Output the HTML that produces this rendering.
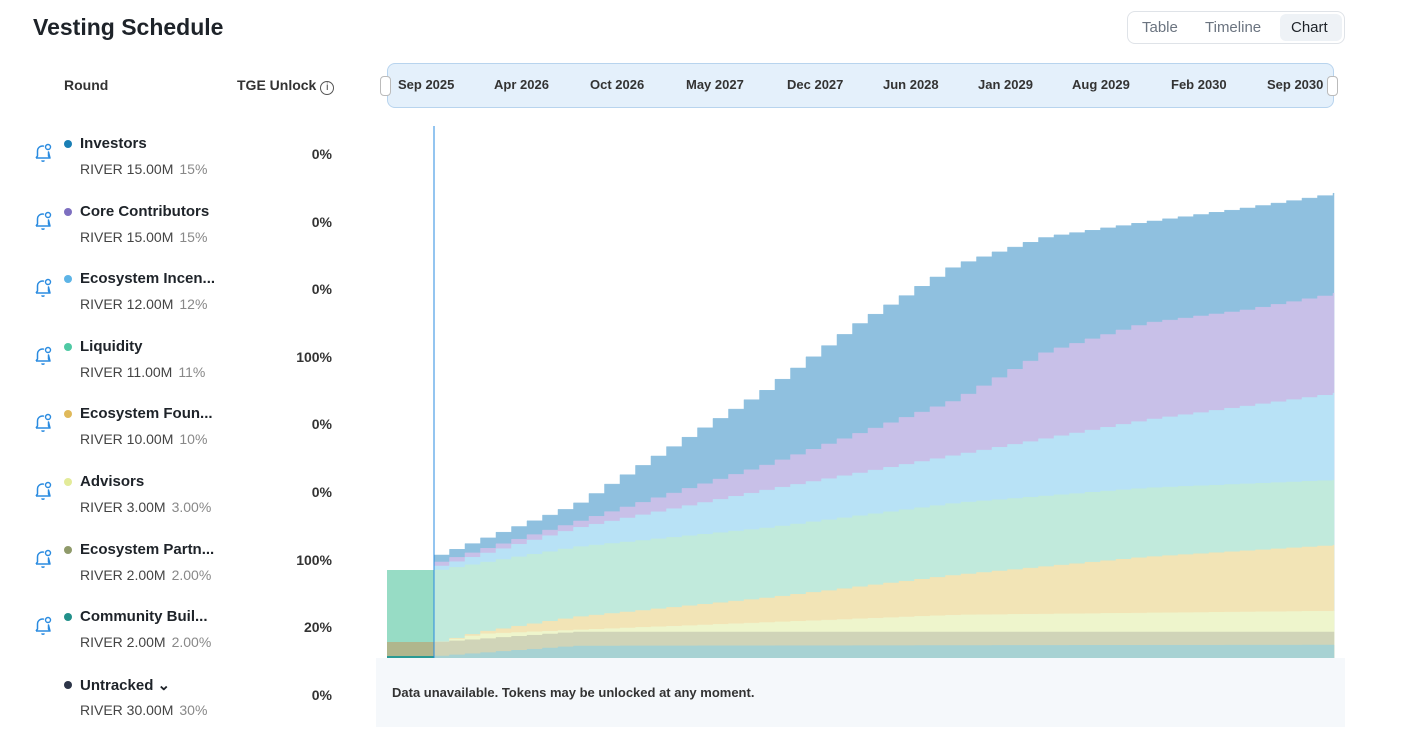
<!DOCTYPE html>
<html><head><meta charset="utf-8"><style>
body{margin:0;width:1427px;height:753px;background:#fff;font-family:"Liberation Sans",sans-serif;color:#1e2329;position:relative;overflow:hidden}
.a{position:absolute}
.title{left:33px;top:14px;font-size:23px;font-weight:bold}
.tog{left:1127px;top:11px;width:216px;height:31px;border:1px solid #dfe3e8;border-radius:8px;font-size:15px;color:#6b7480}
.tog span{position:absolute;top:7px}
.hdr{font-size:14px;font-weight:bold;color:#333}
.name{font-size:15px;font-weight:bold;left:80px}
.amt{font-size:14px;left:80px;color:#444}
.amt i{font-style:normal;color:#888;margin-left:6px}
.dot{width:8px;height:8px;border-radius:50%;left:64px}
.bell{left:33px}
.bar{left:387px;top:63px;width:945px;height:43px;background:#e4f0fb;border:1px solid #b8d4ee;border-radius:8px}
.tick{top:77px;font-size:13px;font-weight:bold;color:#333}
</style></head><body>
<div class="a title">Vesting Schedule</div>
<div class="a tog"><span style="left:14px">Table</span><span style="left:77px">Timeline</span><div class="a" style="left:152px;top:2px;width:62px;height:27px;background:#eef2f6;border-radius:6px"></div><span style="left:163px;color:#1e2329">Chart</span></div>
<div class="a hdr" style="left:64px;top:77px">Round</div>
<div class="a hdr" style="left:237px;top:77px">TGE Unlock <span style="display:inline-block;width:12px;height:12px;border:1px solid #555;border-radius:50%;font-size:10px;text-align:center;line-height:12px;font-weight:normal">i</span></div>
<div id="rows"></div>
<div class="a bar"></div>
<div class="a" style="left:380px;top:76px;width:9px;height:18px;background:#fff;border:1px solid #bbb;border-radius:4px"></div>
<div class="a" style="left:1327px;top:76px;width:9px;height:18px;background:#fff;border:1px solid #bbb;border-radius:4px"></div>
<div id="ticks"></div>
<svg class="a" style="left:0;top:0" width="1427" height="753" id="svg"></svg>
<div class="a" style="left:376px;top:658px;width:969px;height:69px;background:#f5f8fb"></div>
<div class="a" style="left:392px;top:685px;font-size:13px;font-weight:bold;color:#333">Data unavailable. Tokens may be unlocked at any moment.</div>
<script>
var rows=[["Investors","15.00M","15%","0%","#1a7fb5"],["Core Contributors","15.00M","15%","0%","#7d6fc0"],["Ecosystem Incen...","12.00M","12%","0%","#5db4e6"],["Liquidity","11.00M","11%","100%","#4fc9a4"],["Ecosystem Foun...","10.00M","10%","0%","#e0b95a"],["Advisors","3.00M","3.00%","0%","#e3eb99"],["Ecosystem Partn...","2.00M","2.00%","100%","#8f9a6a"],["Community Buil...","2.00M","2.00%","20%","#22908a"],["Untracked ⌄","30.00M","30%","0%","#2d3548"]];
var bell='<svg width="20" height="22" viewBox="0 0 20 22"><path d="M3 16 L4.5 14 V9 A5 5 0 0 1 11 4.2 M15.5 10 V14 L17 16 Z M3 16 H17" fill="none" stroke="#2a8be0" stroke-width="1.5" stroke-linejoin="round"/><circle cx="15" cy="5" r="2.5" fill="none" stroke="#2a8be0" stroke-width="1.4"/><path d="M8.5 18.5 Q10 20 11.5 18.5" fill="none" stroke="#2a8be0" stroke-width="1.4"/></svg>';
var h="";rows.forEach(function(r,i){var y=135+i*67.6;
if(i<8)h+='<div class="a bell" style="top:'+(y+7)+'px">'+bell+'</div>';
h+='<div class="a dot" style="top:'+(y+5)+'px;background:'+r[4]+'"></div><div class="a name" style="top:'+y+'px">'+r[0]+'</div><div class="a amt" style="top:'+(y+26)+'px">RIVER '+r[1]+'<i>'+r[2]+'</i></div><div class="a hdr" style="top:'+(y+11)+'px;left:270px;width:62px;text-align:right">'+r[3]+'</div>';});
document.getElementById("rows").innerHTML=h;
var t=["Sep 2025","Apr 2026","Oct 2026","May 2027","Dec 2027","Jun 2028","Jan 2029","Aug 2029","Feb 2030","Sep 2030"],th="";
var tx=[398,494,590,686,787,883,978,1072,1171,1267];t.forEach(function(s,i){th+='<div class="a tick" style="left:'+tx[i]+'px">'+s+'</div>'});document.getElementById("ticks").innerHTML=th;
var L=[
["#8fc0df",[[434,555],[570,505],[760,390],[850,325],[950,265],[1040,237],[1140,222],[1240,208],[1334,193]]],
["#c8c0e8",[[434,562],[570,522],[760,465],[950,400],[1040,352],[1140,323],[1240,310],[1334,293]]],
["#b8e2f6",[[434,566],[570,528],[760,490],[950,455],[1140,420],[1334,393]]],
["#c1eadc",[[434,570],[570,547],[760,528],[950,503],[1140,488],[1334,480]]],
["#f2e4b6",[[434,642],[475,632],[570,617],[760,598],[950,575],[1140,557],[1334,545]]],
["#eef5cc",[[434,642],[475,634],[570,630],[950,615],[1334,611]]],
["#d0d4b8",[[434,642],[570,632],[1334,632]]],
["#a7d2d3",[[434,656],[570,646],[1334,645]]]];
function f(k,x){for(var i=1;i<k.length;i++){if(x<=k[i][0]){var a=k[i-1],b=k[i];return a[1]+(b[1]-a[1])*(x-a[0])/(b[0]-a[0]);}}return k[k.length-1][1];}
var s="";
s+='<rect x="387" y="570" width="47" height="88" fill="#97dcc5"/><rect x="387" y="642" width="47" height="14" fill="#b0b68d"/><rect x="387" y="656" width="47" height="2" fill="#2a9a94"/>';
L.forEach(function(l){var k=l[1],p="M434,658 ",st=15.5;for(var x=434;x<1334;x+=st){var y=f(k,x);var x2=Math.min(x+st,1334);p+="L"+x+","+y.toFixed(1)+" L"+x2+","+y.toFixed(1)+" ";}
p+="L1334,"+k[k.length-1][1]+" L1334,658 Z";s+='<path d="'+p+'" fill="'+l[0]+'" stroke="'+l[0]+'" stroke-width="0.5"/>';});
s+='<line x1="434" y1="126" x2="434" y2="658" stroke="#2a8be0" stroke-width="1"/>';
document.getElementById("svg").innerHTML=s;
</script>
</body></html>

■ **What is needed**: Each line of the data should be quoted exactly, with pictures left out.

■ **Output**:
Output the HTML that produces this rendering.
<!DOCTYPE html>
<html><head><meta charset="utf-8"><style>
body{margin:0;width:1427px;height:753px;background:#fff;font-family:"Liberation Sans",sans-serif;color:#1e2329;position:relative;overflow:hidden}
.a{position:absolute}
.title{left:33px;top:14px;font-size:23px;font-weight:bold}
.tog{left:1127px;top:11px;width:216px;height:31px;border:1px solid #dfe3e8;border-radius:8px;font-size:15px;color:#6b7480}
.tog span{position:absolute;top:7px}
.hdr{font-size:14px;font-weight:bold;color:#333}
.name{font-size:15px;font-weight:bold;left:80px}
.amt{font-size:14px;left:80px;color:#444}
.amt i{font-style:normal;color:#888;margin-left:6px}
.dot{width:8px;height:8px;border-radius:50%;left:64px}
.bell{left:33px}
.bar{left:387px;top:63px;width:945px;height:43px;background:#e4f0fb;border:1px solid #b8d4ee;border-radius:8px}
.tick{top:77px;font-size:13px;font-weight:bold;color:#333}
</style></head><body>
<div class="a title">Vesting Schedule</div>
<div class="a tog"><span style="left:14px">Table</span><span style="left:77px">Timeline</span><div class="a" style="left:152px;top:2px;width:62px;height:27px;background:#eef2f6;border-radius:6px"></div><span style="left:163px;color:#1e2329">Chart</span></div>
<div class="a hdr" style="left:64px;top:77px">Round</div>
<div class="a hdr" style="left:237px;top:77px">TGE Unlock <span style="display:inline-block;width:12px;height:12px;border:1px solid #555;border-radius:50%;font-size:10px;text-align:center;line-height:12px;font-weight:normal">i</span></div>
<div id="rows"></div>
<div class="a bar"></div>
<div class="a" style="left:380px;top:76px;width:9px;height:18px;background:#fff;border:1px solid #bbb;border-radius:4px"></div>
<div class="a" style="left:1327px;top:76px;width:9px;height:18px;background:#fff;border:1px solid #bbb;border-radius:4px"></div>
<div id="ticks"></div>
<svg class="a" style="left:0;top:0" width="1427" height="753" id="svg"></svg>
<div class="a" style="left:376px;top:658px;width:969px;height:69px;background:#f5f8fb"></div>
<div class="a" style="left:392px;top:685px;font-size:13px;font-weight:bold;color:#333">Data unavailable. Tokens may be unlocked at any moment.</div>
<script>
var rows=[["Investors","15.00M","15%","0%","#1a7fb5"],["Core Contributors","15.00M","15%","0%","#7d6fc0"],["Ecosystem Incen...","12.00M","12%","0%","#5db4e6"],["Liquidity","11.00M","11%","100%","#4fc9a4"],["Ecosystem Foun...","10.00M","10%","0%","#e0b95a"],["Advisors","3.00M","3.00%","0%","#e3eb99"],["Ecosystem Partn...","2.00M","2.00%","100%","#8f9a6a"],["Community Buil...","2.00M","2.00%","20%","#22908a"],["Untracked ⌄","30.00M","30%","0%","#2d3548"]];
var bell='<svg width="20" height="22" viewBox="0 0 20 22"><path d="M3 16 L4.5 14 V9 A5 5 0 0 1 11 4.2 M15.5 10 V14 L17 16 Z M3 16 H17" fill="none" stroke="#2a8be0" stroke-width="1.5" stroke-linejoin="round"/><circle cx="15" cy="5" r="2.5" fill="none" stroke="#2a8be0" stroke-width="1.4"/><path d="M8.5 18.5 Q10 20 11.5 18.5" fill="none" stroke="#2a8be0" stroke-width="1.4"/></svg>';
var h="";rows.forEach(function(r,i){var y=135+i*67.6;
if(i<8)h+='<div class="a bell" style="top:'+(y+7)+'px">'+bell+'</div>';
h+='<div class="a dot" style="top:'+(y+5)+'px;background:'+r[4]+'"></div><div class="a name" style="top:'+y+'px">'+r[0]+'</div><div class="a amt" style="top:'+(y+26)+'px">RIVER '+r[1]+'<i>'+r[2]+'</i></div><div class="a hdr" style="top:'+(y+11)+'px;left:270px;width:62px;text-align:right">'+r[3]+'</div>';});
document.getElementById("rows").innerHTML=h;
var t=["Sep 2025","Apr 2026","Oct 2026","May 2027","Dec 2027","Jun 2028","Jan 2029","Aug 2029","Feb 2030","Sep 2030"],th="";
var tx=[398,494,590,686,787,883,978,1072,1171,1267];t.forEach(function(s,i){th+='<div class="a tick" style="left:'+tx[i]+'px">'+s+'</div>'});document.getElementById("ticks").innerHTML=th;
var L=[
["#8fc0df",[[434,555],[570,505],[760,390],[850,325],[950,265],[1040,237],[1140,222],[1240,208],[1334,193]]],
["#c8c0e8",[[434,562],[570,522],[760,465],[950,400],[1040,352],[1140,323],[1240,310],[1334,293]]],
["#b8e2f6",[[434,566],[570,528],[760,490],[950,455],[1140,420],[1334,393]]],
["#c1eadc",[[434,570],[570,547],[760,528],[950,503],[1140,488],[1334,480]]],
["#f2e4b6",[[434,642],[475,632],[570,617],[760,598],[950,575],[1140,557],[1334,545]]],
["#eef5cc",[[434,642],[475,634],[570,630],[950,615],[1334,611]]],
["#d0d4b8",[[434,642],[570,632],[1334,632]]],
["#a7d2d3",[[434,656],[570,646],[1334,645]]]];
function f(k,x){for(var i=1;i<k.length;i++){if(x<=k[i][0]){var a=k[i-1],b=k[i];return a[1]+(b[1]-a[1])*(x-a[0])/(b[0]-a[0]);}}return k[k.length-1][1];}
var s="";
s+='<rect x="387" y="570" width="47" height="88" fill="#97dcc5"/><rect x="387" y="642" width="47" height="14" fill="#b0b68d"/><rect x="387" y="656" width="47" height="2" fill="#2a9a94"/>';
L.forEach(function(l){var k=l[1],p="M434,658 ",st=15.5;for(var x=434;x<1334;x+=st){var y=f(k,x);var x2=Math.min(x+st,1334);p+="L"+x+","+y.toFixed(1)+" L"+x2+","+y.toFixed(1)+" ";}
p+="L1334,"+k[k.length-1][1]+" L1334,658 Z";s+='<path d="'+p+'" fill="'+l[0]+'" stroke="'+l[0]+'" stroke-width="0.5"/>';});
s+='<line x1="434" y1="126" x2="434" y2="658" stroke="#2a8be0" stroke-width="1"/>';
document.getElementById("svg").innerHTML=s;
</script>
</body></html>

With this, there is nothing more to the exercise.